Hi, What is the maximum voltage a level than can be given as an input on a pin on nrf51-dk? I've measured VDD at 2.91V. Is it from VDD-0.3 to VDD? If yes, is there a way to give 5v as input to a pin? Thanks in advance for the answer :)
Hi, What is the maximum voltage a level than can be given as an input on a pin on nrf51-dk? I've measured VDD at 2.91V. Is it from VDD-0.3 to VDD? If yes, is there a way to give 5v as input to a pin? Thanks in advance for the answer :)
Hi
Have a look at the Hardware reference files for the nRF51 DK. This is the power supply layout:
As you can see, the 5 volts at the USB port is actually the only input voltage with a 3.3V voltage regulator (U3). The battery connector and header P21 is not regulated at all. All three voltage inputs are protected by a Low Forward Voltage Drop diode SD103ATW. The voltage drops across these diodes are ~0.3V. This is why you only see ~3.0V on VDD_nRF when you apply 3.3V on one of the inputs.
So to answer your question; you can only supply 5 volts to the USB port. The maximum supply voltage of the nRF51 is 3.6V (read the Product Specification). Hence, you can not attach a power supply with voltages greater than 3.9V on the unregulated input ports. This assumes that you have not bypassed the protection diodes so your VDD_nRF voltage will be 3.9V-0.3V = 3.6V.

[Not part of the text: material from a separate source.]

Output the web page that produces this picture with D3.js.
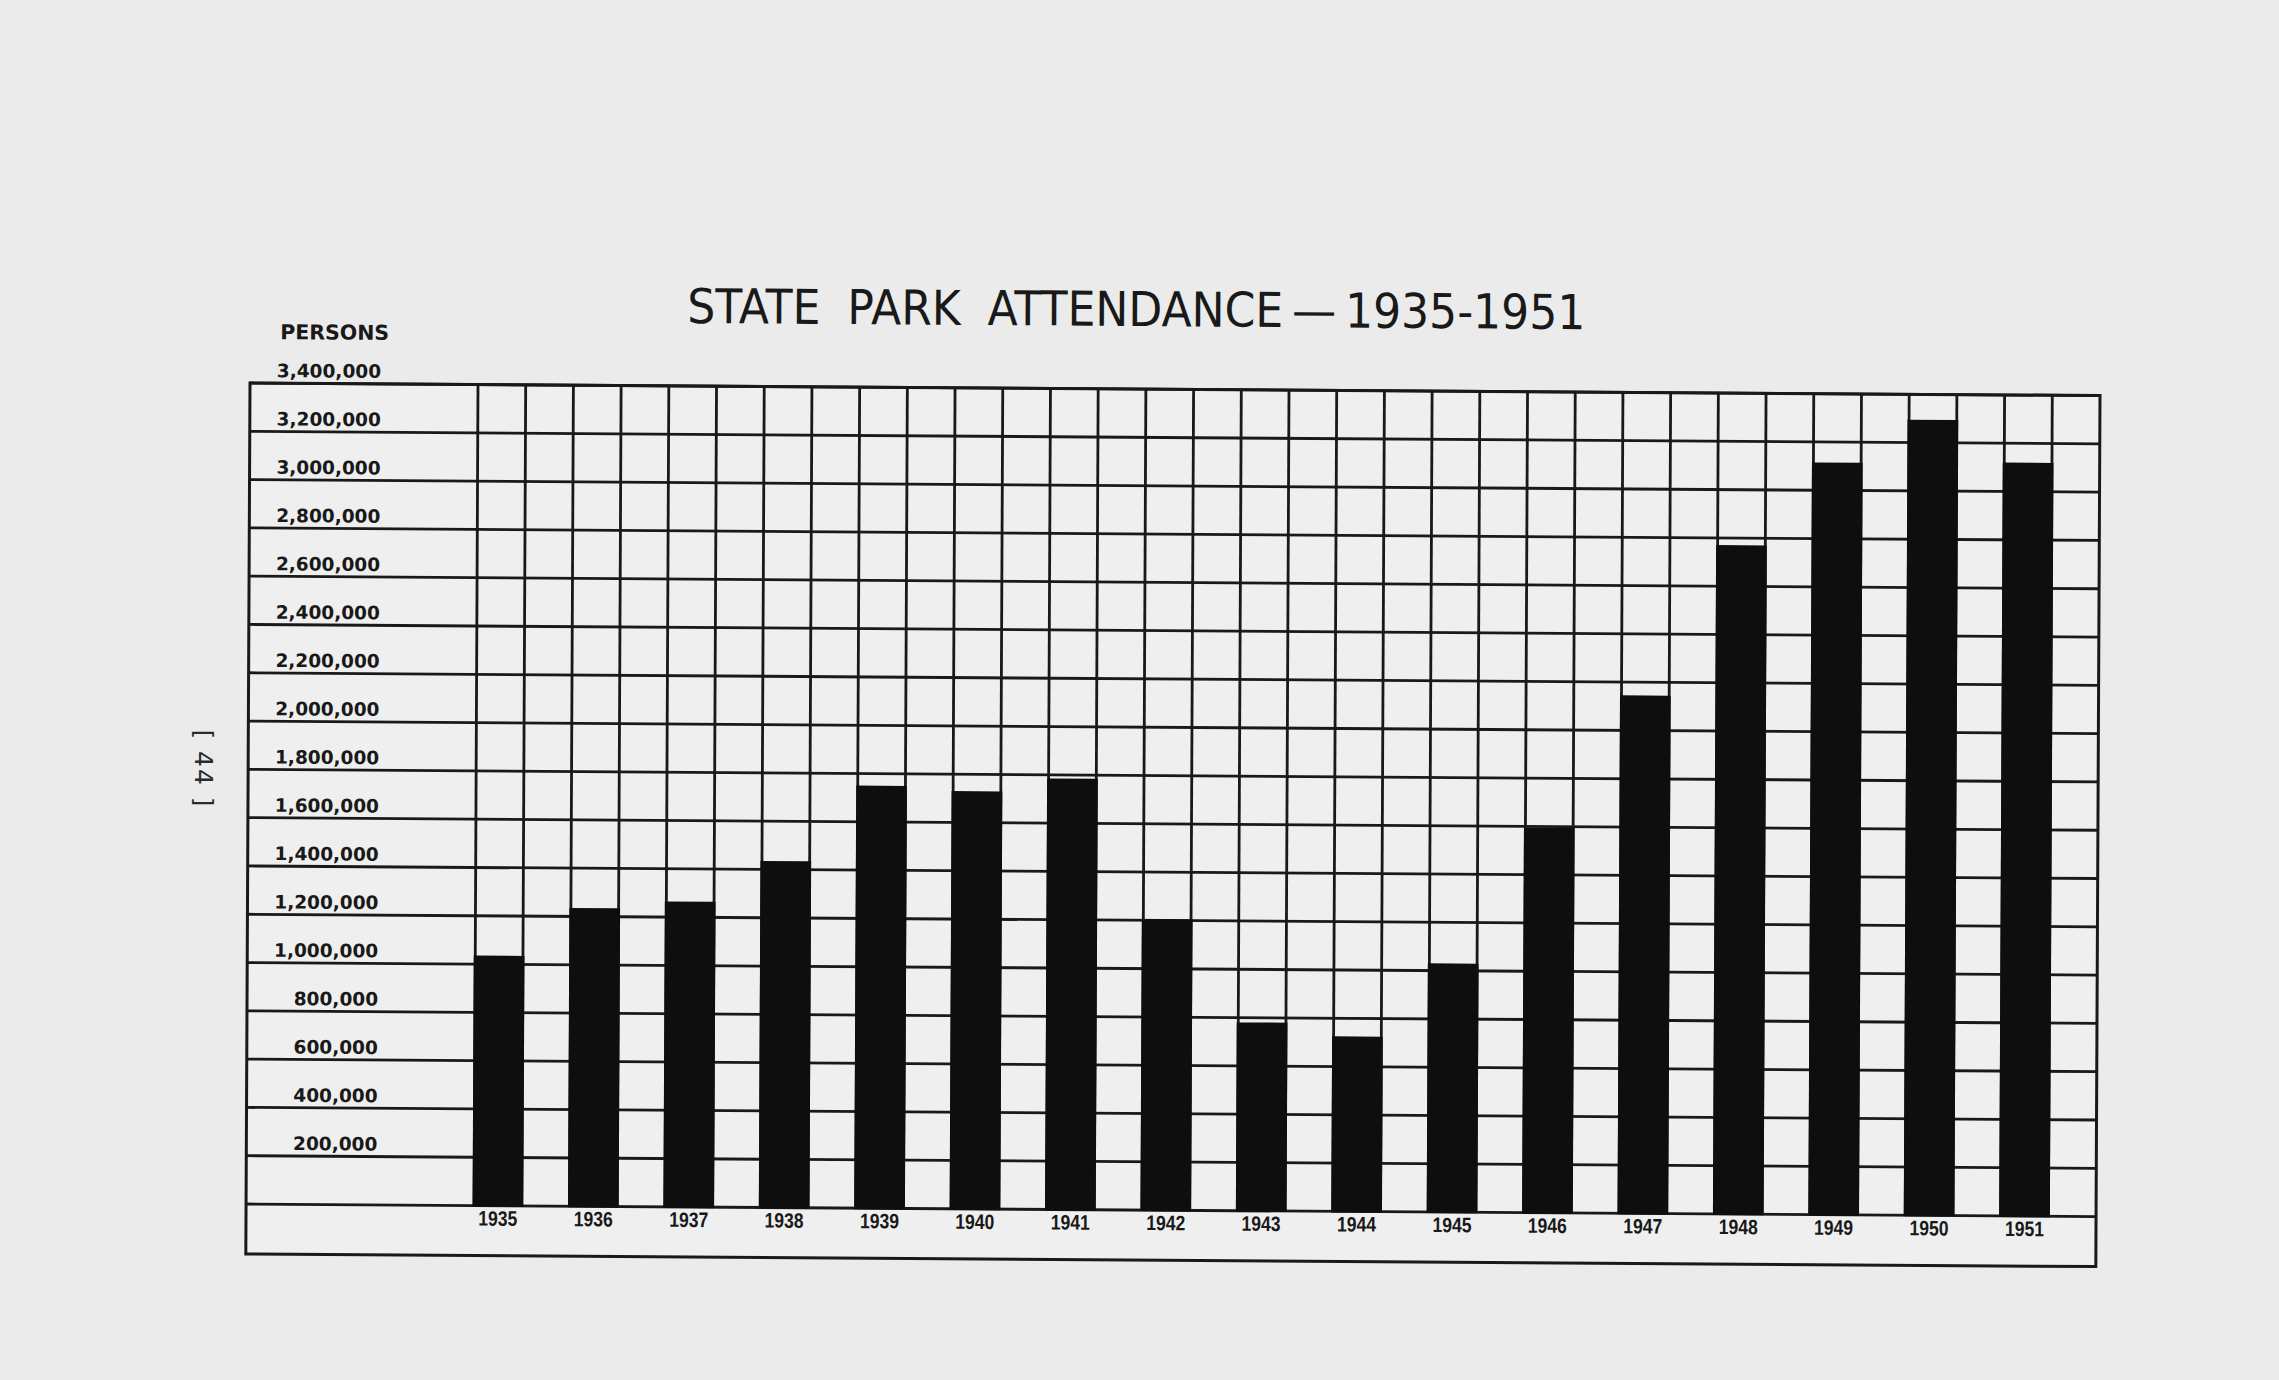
<!DOCTYPE html>
<html>
<head>
<meta charset="utf-8">
<script src="https://cdn.jsdelivr.net/npm/d3@7"></script>
<style>
  html, body { margin: 0; padding: 0; background: #ebebeb; }
  svg { display: block; }
</style>
</head>
<body>
<div id="chart"></div>
<script>
const years = ["1935","1936","1937","1938","1939","1940","1941","1942","1943",
  "1944","1945","1946","1947","1948","1949","1950","1951"];
const attendance = [1035000, 1235000, 1265000, 1435000, 1750000, 1730000, 1785000,
  1205000, 780000, 725000, 1030000, 1595000, 2145000, 2770000, 3115000, 3295000, 3120000];
const tickValues = [0, 200000, 400000, 600000, 800000, 1000000, 1200000, 1400000,
  1600000, 1800000, 2000000, 2200000, 2400000, 2600000, 2800000, 3000000, 3200000, 3400000];
const titleText = "STATE PARK ATTENDANCE\u2009\u2014\u20091935-1951";
const unitLabel = "PERSONS";
const pageNote = "[ 44 ]";

const dataset = years.map((yr, i) => ({ year: yr, value: attendance[i] }));

let dimensions = {
  width: 2279,
  height: 1380,
  frame: { left: 250, top: 383, right: 2100, bottom: 1254 },
  plotLeft: 478,
  zeroY: 1204
};

const ink = "#191919";

const svg = d3.select("#chart")
  .append("svg")
  .attr("width", dimensions.width)
  .attr("height", dimensions.height);

// the photographed sheet sits a little crooked: small shear both ways
const shx = -0.0048, shy = 0.0068;
const ctr = svg.append("g")
  .attr("transform", `matrix(1, ${shy}, ${shx}, 1, ${-shx * dimensions.frame.top}, ${-shy * dimensions.frame.left})`);

const y = d3.scaleLinear()
  .domain([0, d3.max(tickValues)])
  .range([dimensions.zeroY, dimensions.frame.top]);

const x = d3.scaleBand()
  .domain(years)
  .range([dimensions.plotLeft, dimensions.frame.right])
  .paddingInner(0.5)
  .paddingOuter(0.25)
  .align(0);

const bw = x.bandwidth();

// paper
ctr.append("rect")
  .attr("x", dimensions.frame.left)
  .attr("y", dimensions.frame.top)
  .attr("width", dimensions.frame.right - dimensions.frame.left)
  .attr("height", dimensions.frame.bottom - dimensions.frame.top)
  .attr("fill", "#efefef");

// horizontal rules
ctr.append("g")
  .selectAll("line")
  .data(tickValues)
  .join("line")
    .attr("x1", dimensions.frame.left)
    .attr("x2", dimensions.frame.right)
    .attr("y1", d => y(d))
    .attr("y2", d => y(d))
    .attr("stroke", ink)
    .attr("stroke-width", 2.8);

// column rules: both edges of every bar
const edges = years.flatMap(yr => [x(yr), x(yr) + bw]);
ctr.append("g")
  .selectAll("line")
  .data(edges)
  .join("line")
    .attr("x1", d => d)
    .attr("x2", d => d)
    .attr("y1", y(d3.max(tickValues)))
    .attr("y2", y(0))
    .attr("stroke", ink)
    .attr("stroke-width", 2.8);

// bars
ctr.append("g")
  .selectAll("rect")
  .data(dataset)
  .join("rect")
    .attr("x", d => x(d.year) - 1.5)
    .attr("y", d => y(d.value))
    .attr("width", bw + 3)
    .attr("height", d => y(0) - y(d.value) + 1)
    .attr("fill", "#0e0e0e");

// outer frame
ctr.append("rect")
  .attr("x", dimensions.frame.left)
  .attr("y", dimensions.frame.top)
  .attr("width", dimensions.frame.right - dimensions.frame.left)
  .attr("height", dimensions.frame.bottom - dimensions.frame.top)
  .attr("fill", "none")
  .attr("stroke", ink)
  .attr("stroke-width", 3);

// value labels sit just above their rule
ctr.append("g")
  .attr("text-anchor", "end")
  .attr("font-family", "'DejaVu Sans', sans-serif")
  .attr("font-weight", "bold")
  .attr("font-size", 18.5)
  .attr("fill", ink)
  .selectAll("text")
  .data(tickValues.filter(d => d > 0))
  .join("text")
    .attr("x", 381)
    .attr("y", d => y(d) - 6)
    .text(d => d3.format(",")(d));

// years under the bars
ctr.append("g")
  .attr("text-anchor", "middle")
  .attr("font-family", "'Liberation Sans', Arial, sans-serif")
  .attr("font-weight", "bold")
  .attr("font-size", 21)
  .attr("fill", ink)
  .selectAll("text")
  .data(years)
  .join("text")
    .attr("x", d => x(d) + bw / 2)
    .attr("y", 1224)
    .attr("textLength", 39)
    .attr("lengthAdjust", "spacingAndGlyphs")
    .text(d => d);

ctr.append("text")
  .attr("x", 280)
  .attr("y", 339)
  .attr("font-family", "'DejaVu Sans', sans-serif")
  .attr("font-weight", "bold")
  .attr("font-size", 20.5)
  .attr("fill", ink)
  .text(unitLabel);

ctr.append("text")
  .attr("x", 687)
  .attr("y", 320)
  .attr("font-family", "'DejaVu Sans', sans-serif")
  .attr("font-size", 48)
  .attr("word-spacing", 14)
  .attr("textLength", 898)
  .attr("lengthAdjust", "spacingAndGlyphs")
  .attr("fill", ink)
  .text(titleText);

svg.append("text")
  .attr("transform", "translate(195, 769) rotate(90)")
  .attr("text-anchor", "middle")
  .attr("font-family", "'DejaVu Sans', sans-serif")
  .attr("font-size", 25)
  .attr("letter-spacing", 2)
  .attr("fill", "#2a2a2a")
  .text(pageNote);
</script>
</body>
</html>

Thanks for the answer. So, I should be alright if I give a signal with voltage level 3.3V to the digital pin of nrf. My other question was, is there any way in which I can give signal of voltage level 5V to the digital pin of nrf without damaging the board and without using step down circuit? Are the digital pins tolerant to VDD to VDD-0.3 only or is there any other range?
There is a protection diode between the GPIO input and Vdd on the nRF. The forward voltage drop over this diode is ~0.3V and hence, it will start leading current at Vdd + ~0.3V. It is possible to put a resistor in series with your input signal and the GPIO pin to limit the current that will flow through the diode when you connect a 5V signal.